Recent decisions of High Court of New Delhi (Hoffmann-Roche v. Cipla) and the IP Appellate Board of the Indian Patent Office (Order No. 166 of 2012) have highlighted that Indian patents may be invalidated if the Patentee failed to meet requirements to disclose to the Patent Office what was happening to other corresponding patent applications around the world and what prior art has been cited during the patent prosecution process. These disclosure requirements are set out in Section 8 of the Indian Patents Act 1970 and rather innocuously require the patent applicant keeps Comptroller of patents informed in writing from “time to time” of what is happening in respect of corresponding overseas applications. Of course, nowadays patent prosecution in major jurisdictions like the US, Europe, China and Japan is a matter of public record with online file wrappers easily available for anyone wishing to look including, you would expect, an Indian Patent Office Examiner. However, the view taken by the IP Appellate Board is “it is not enough that the Examiner knew that this prior art was there” it is for the applicant to disclose it formally under the Section 8 procedure. In the absence of satisfactory compliance with Section 8 the patent is left liable to invalidation, irrespective of the merits of the case in relation to substantive patentability.

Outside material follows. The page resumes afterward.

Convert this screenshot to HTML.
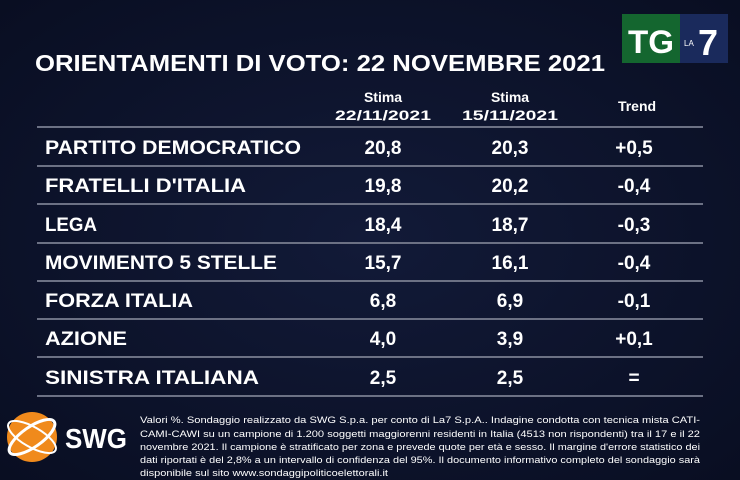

Formal disclosure requirements are not unknown to patent applicants in higher cost jurisdictions such asthe US, which also has stringent burdens of disclosure. But in the real world where the costs of IP prosecution are always foremost in the mind of the applicant, it is important that the requirements for on-going disclosure in an Indian patent application are factored in to the overall value matrix. Applicants will need to reconcile that the apparently low up front cost of entering the Indian national phase is offset by the higher cost of patent prosecution in India, and is tempered by the risk that any deemed failure to comply with the woolly terminology of Section 8 could result in invalidation of a patent should it ever be enforced.
So you may ask how much disclosure is enough? IPCopy’s contacts in India suggest that for most patent applications a sensible guide is a bi-annual filing that sets out the status of corresponding overseas patent applications and attaches any new prior art cited elsewhere. However, for technologies that are likely to be hotly contested, or where India has a lead in the area such as pharmaceuticals or IT, more regular submissions may well be prudent.
Hi. You make the statement that, “A further advantage is that unlike most Asian countries, India accepts patent applications in English which reduces the cost burden of translation and simplifies the patent prosecution process.” Whilst that may be true, it is only part of the story. The section 8 requirement for keeping the Indian Patent Office informed on the status of all corresponding applications (which I feel is a terrible burden) means that the applicant has to provide translations of whatever is happening in foreign jurisdictions, i.e., you may have to translate actions in Korean, Chinese and Japanese, amongst others, just to meet your Section 8 obligations in India. This actually makes prosecution in India cost prohibitive. I truly think that prosecution in India is overly burdensome and I wish the Indian bar would lobby and advocate for change.